Il padre e Rag sono due sradicati, saltano su un treno merci come vagabondi della Grande depressione. Ed è una nuova grande depressione quella attraversata dai due protagonisti, in un’avventura che è un viaggio dentro l’anima dell’America, i suoi scenari selvaggi, la montagna della vecchia casa di famiglia cui il padre, disperato, pensa di poter tornare.

Light Of My Life racconta con sobrietà una storia tra disperazione e resistenza, sulla forza del restare umani, sul rapporto tra uomo e donna e anche forse sul ripensamento del proprio modo di essere americani, tornando a meditare su valori ormai messi da parte. Risuona negli scenari innevati minacciosi e però maestosi il senso della wilderness, il mito della natura selvaggia e incontaminata, che è un fondamentale elemento identitario degli Stati Uniti.

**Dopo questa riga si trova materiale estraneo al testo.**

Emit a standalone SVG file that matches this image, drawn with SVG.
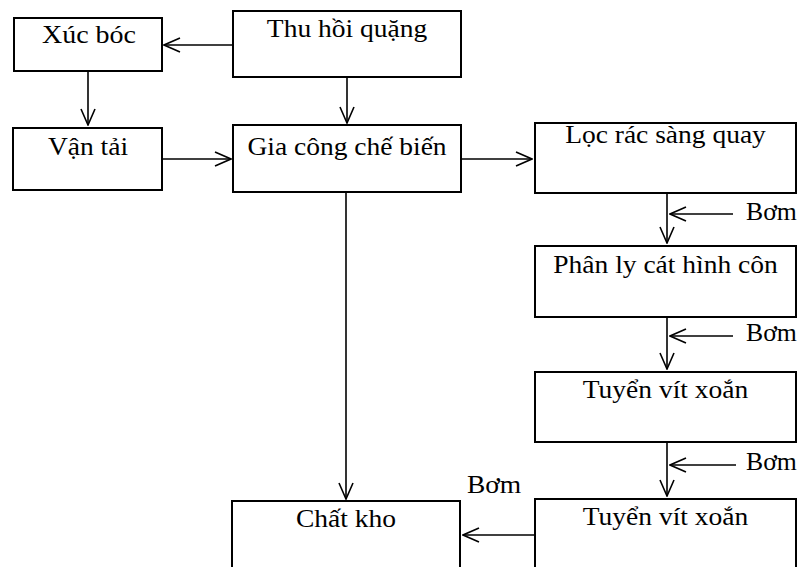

Quando deve trovare risposte alle sollecitazioni di Rag, il personaggio di Affleck usa le parole attribuite al padre della patria Lincoln, variandole dal maschile al femminile: “Quanto dovrebbero essere lunghe le gambe delle donne? Abbastanza lunghe da arrivare a terra”. Nel sottofinale Rag riprende la storia iniziale dell’arca, anche stavolta virandola dal maschile al femminile. E in questa torsione di genere è custodito il senso di questo film scarno, insieme antico e moderno.